A Weibull distribution, with shape parameter alpha and
Am I supposed to find the MGFs of both distributions and then use the iterated rule/smoothing technique/law of total expectation followed by uniqueness theorem to find the PDF of the Burr distribution? Or am I supposed to use the definition of conditional distribution to find the joint distribution and then integrate over the support of $\beta$ in order to get the PDF? I tried the latter, but of course I ended up with an integral that seems impossible to integrate. How would you go about solving this? Here's what I have so far:
$$f_{W^{-1}}(w)=\frac{\lambda w^{-\lambda-1}e^{-(\frac{1}{w\beta})^\lambda}}{\beta^\lambda}$$ on $0<w<\infty$.
This implies that $$f_x(x)=\frac{\lambda \tau x^{-\lambda -1}}{\Gamma(\alpha)}\int_{0}^{\infty}\frac{(\frac{ \beta }{\theta})^\alpha e^{-(\frac{1}{x\beta})^\alpha}e^{(\frac{\beta}{\theta})^\tau}}{\beta^{\lambda+1}}d\beta$$ But how on Earth do I integrate that?
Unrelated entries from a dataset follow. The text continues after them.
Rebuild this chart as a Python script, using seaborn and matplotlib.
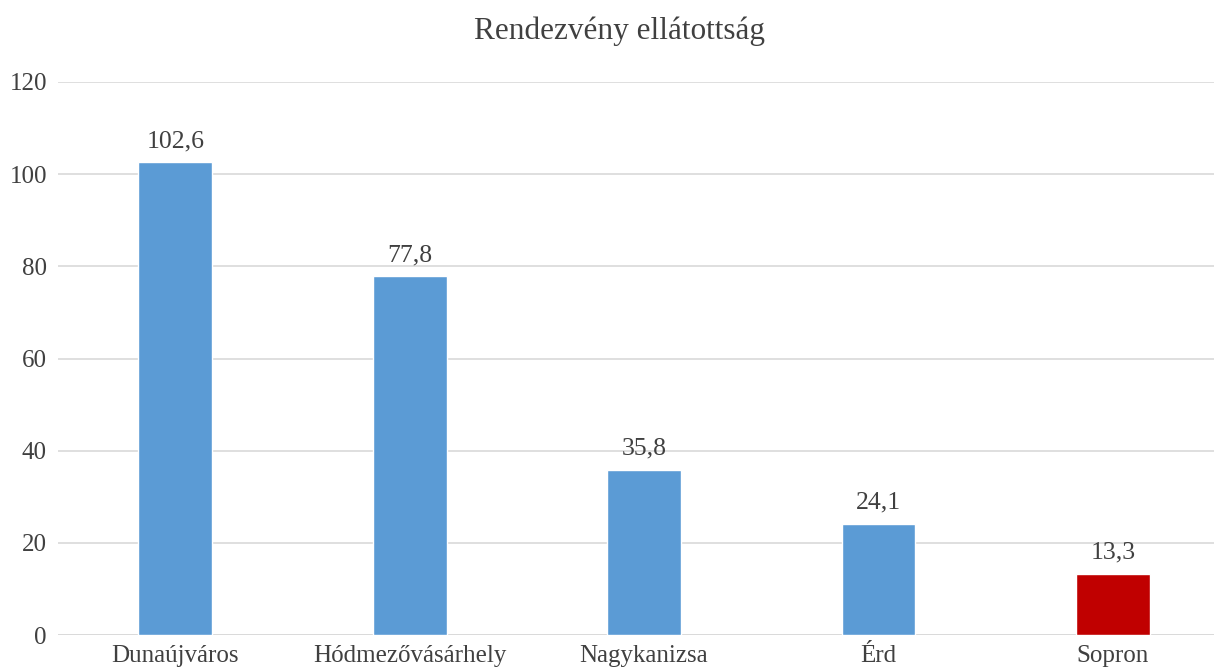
import matplotlib
matplotlib.use("Agg")
import matplotlib.pyplot as plt
import seaborn as sns
import pandas as pd

# adatok
cities = ["Dunaújváros", "Hódmezővásárhely", "Nagykanizsa", "Érd", "Sopron"]
values = [102.6, 77.8, 35.8, 24.1, 13.3]
bar_colors = ["#5B9BD5", "#5B9BD5", "#5B9BD5", "#5B9BD5", "#C00000"]
yticks = [0, 20, 40, 60, 80, 100, 120]

sns.set_theme(style="white")
plt.rcParams["font.family"] = ["Liberation Serif", "DejaVu Serif"]
text_color = "#404040"

df = pd.DataFrame({"city": cities, "value": values})

fig = plt.figure(figsize=(12.14, 6.69), dpi=100)
W, H = 1214, 669
left, right, top, bottom = 58, 1214, 82, 635
ax = fig.add_axes([left / W, 1 - bottom / H, (right - left) / W, (bottom - top) / H])

sns.barplot(data=df, x="city", y="value", hue="city", palette=bar_colors,
            legend=False, width=0.315, ax=ax, saturation=1)

ax.set_ylim(0, 120)
# a jobb szél levágva, mint az eredetin
ax.set_xlim(-0.5, 4.5 - (1230 - 1214) / 234)
ax.set_yticks(yticks)
ax.grid(axis="y", color="#D9D9D9", linewidth=1.2)
ax.set_axisbelow(True)
for s in ["top", "right", "left", "bottom"]:
    ax.spines[s].set_visible(False)
ax.axhline(0, color="#D9D9D9", linewidth=1.2, zorder=0.5)

ax.set_xlabel("")
ax.set_ylabel("")
ax.tick_params(axis="y", length=0, pad=8, labelsize=18, labelcolor=text_color)
ax.tick_params(axis="x", length=0, pad=7, labelsize=18, labelcolor=text_color)

for i, v in enumerate(values):
    ax.text(i, v + 2.2, f"{v:.1f}".replace(".", ","), ha="center", va="bottom",
            fontsize=18.5, color=text_color)

fig.text(620 / W, 1 - 31 / H, "Rendezvény ellátottság",
         ha="center", va="center", fontsize=22.5, color=text_color)

fig.savefig("out.png", dpi=100)
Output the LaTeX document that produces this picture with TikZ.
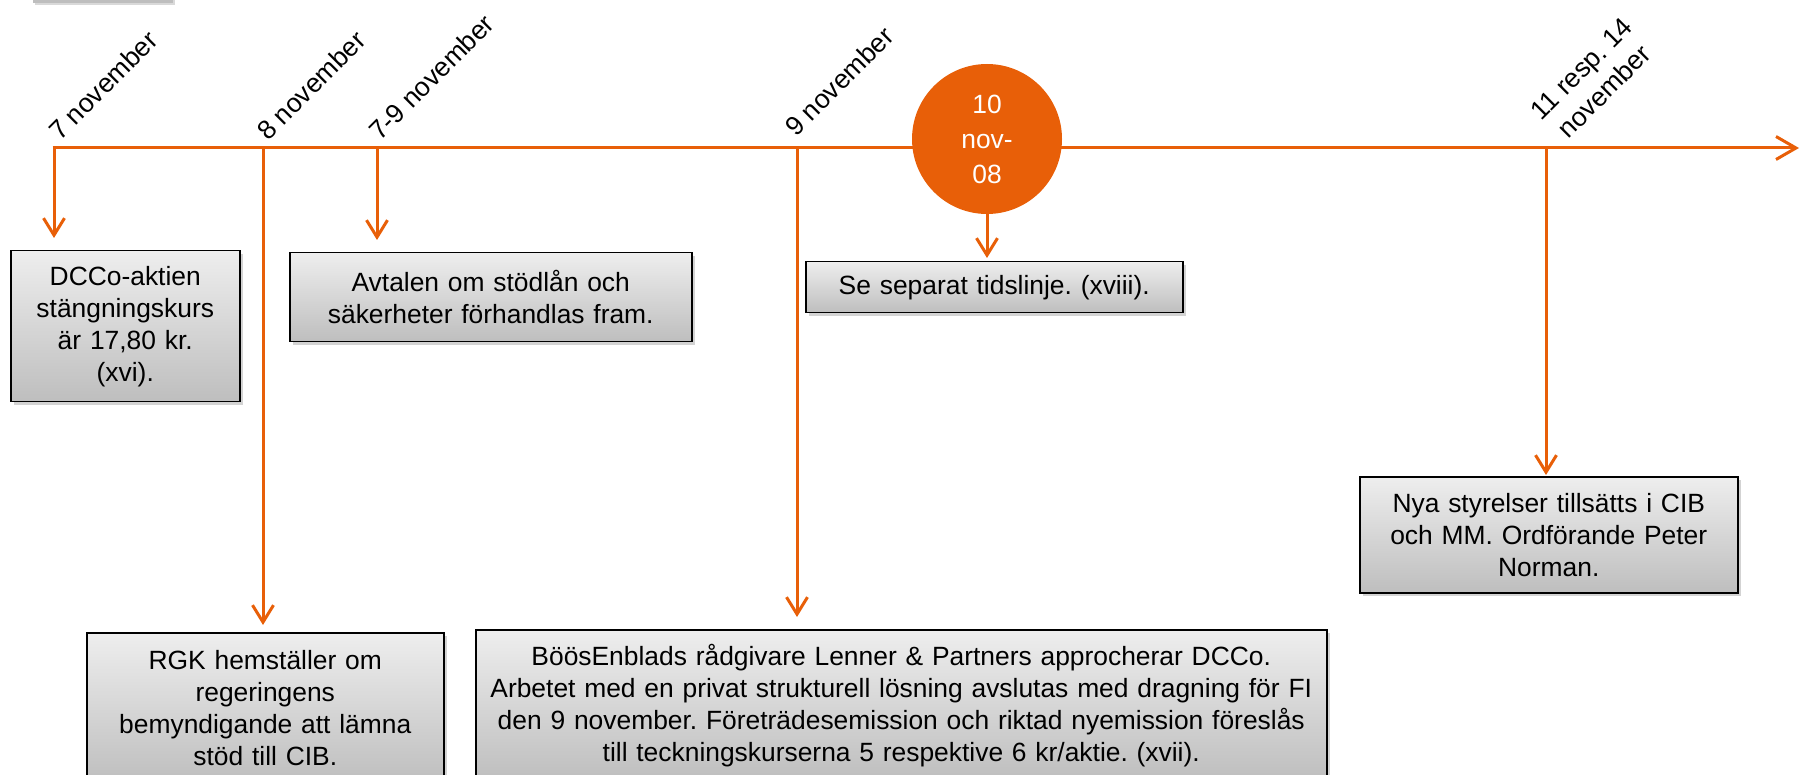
\documentclass[tikz,border=0pt]{standalone}
\usepackage{fontspec}
\setmainfont{Liberation Sans}
\usetikzlibrary{arrows.meta,shadows,calc}
\definecolor{orng}{RGB}{232,95,8}
\definecolor{boxtop}{RGB}{238,238,238}
\definecolor{boxbot}{RGB}{190,190,190}
\begin{document}
\frenchspacing
\begin{tikzpicture}[x=1pt,y=-1pt,
  evbox/.style={draw=black, line width=1.5pt, top color=boxtop, bottom color=boxbot,
    drop shadow={opacity=0.35,shadow xshift=3pt,shadow yshift=-3pt},
    align=center, inner sep=0pt, anchor=north west,
    font=\fontsize{26.4}{32}\selectfont},
  conn/.style={draw=orng, line width=3pt, -{Straight Barb[length=17pt,width=21pt]}},
  datelbl/.style={rotate=45, anchor=base west, inner sep=0pt,
    font=\fontsize{26.6}{32}\selectfont}]
\useasboundingbox (0,0) rectangle (1802,775);
\clip (0,0) rectangle (1802,775);

% fragment of a box at the top left
\path[fill=boxbot, drop shadow={opacity=0.3,shadow xshift=2pt,shadow yshift=-2pt}] (33,-40) rectangle (173,3);

% timeline
\coordinate (lstart) at (52.5,148);
\coordinate (lend) at (1799,148);
\coordinate (t1) at (54,148);
\coordinate (t2) at (263,148);
\coordinate (t3) at (377,148);
\coordinate (t4) at (797,148);
\coordinate (t6) at (1546,148);
\draw[orng, line width=3pt, -{Straight Barb[length=20pt,width=23pt]}] (lstart) -- (lend);

\node[circle, fill=orng, minimum size=150pt, inner sep=0pt, text=white, align=center,
  font=\fontsize{26.4}{35}\selectfont] (c5) at (987,139) {10\\nov-\\08};

% boxes
\node[evbox, minimum width=229pt, minimum height=151pt, text width=215pt] (b1) at (10,250)
  {DCCo-aktien\\stängningskurs\\är 17,80 kr.\\(xvi).};
\node[evbox, minimum width=357pt, minimum height=151pt, text width=340pt] (b2) at (86,632)
  {RGK hemställer om\\regeringens\\bemyndigande att lämna\\stöd till CIB.};
\node[evbox, minimum width=402pt, minimum height=89pt, text width=390pt] (b3) at (289,252)
  {Avtalen om stödlån och\\säkerheter förhandlas fram.};
\node[evbox, minimum width=851pt, minimum height=151pt, text width=840pt] (b4) at (475,629)
  {BöösEnblads rådgivare Lenner \& Partners approcherar DCCo.\\Arbetet med en privat strukturell lösning avslutas med dragning för FI\\den 9 november. Företrädesemission och riktad nyemission föreslås\\till teckningskurserna 5 respektive 6 kr/aktie. (xvii).};
\node[evbox, minimum width=377pt, minimum height=51pt, text width=365pt] (b5) at (805,261)
  {Se separat tidslinje. (xviii).};
\node[evbox, minimum width=378pt, minimum height=116pt, text width=365pt] (b6) at (1359,476)
  {Nya styrelser tillsätts i CIB\\och MM. Ordförande Peter\\Norman.};

% connectors
\draw[conn, shorten >=12pt] (t1) -- (t1 |- b1.north);
\draw[conn, shorten >=7pt] (t2) -- (t2 |- b2.north);
\draw[conn, shorten >=12pt] (t3) -- (t3 |- b3.north);
\draw[conn, shorten >=12pt] (t4) -- (t4 |- b4.north);
\draw[conn, shorten >=3pt] (c5.south) -- (c5.south |- b5.north);
\draw[conn, shorten >=1pt] (t6) -- (t6 |- b6.north);

% date labels
\node[datelbl] (l1) at (60,142) {7 november};
\node[datelbl] (l2) at (268,142) {8 november};
\node[datelbl] (l3) at (380,142) {7-9 november};
\node[datelbl] (l4) at (796,138) {9 november};
\node[rotate=45, anchor=south, align=center, inner sep=0pt,
  font=\fontsize{26.6}{32}\selectfont] (l6) at (1611,98) {11 resp. 14\\november};
\end{tikzpicture}
\end{document}
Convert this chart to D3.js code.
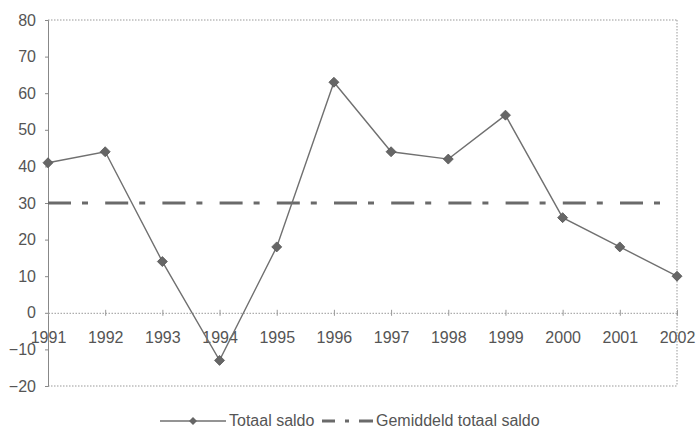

Surely there's a better way, but I have on idea what it is.
It was a mistake on your Professor's part, the $\lambda$ parameter of the Inverse Weibull should be $\tau$ which would link the Inverse Weibull and the Generalized Gamma which should have $e^{-(\frac{\beta}{\theta})}$. If you have the course textbook 'Loss Models from Data to Decisions' you can find this problem on page 65. $$$$ But if you don't, once you make the changes above you will be left with a function of $w,\beta,\tau,\alpha,\text{ and }\theta$; you would then integrate out the $\beta$ using U Substitution leaving you with a function of $w,\tau,\alpha,\text{ and }\theta$ which is the Inverse Burr Distribution PDF $f(x| \tau,\alpha,\beta)$.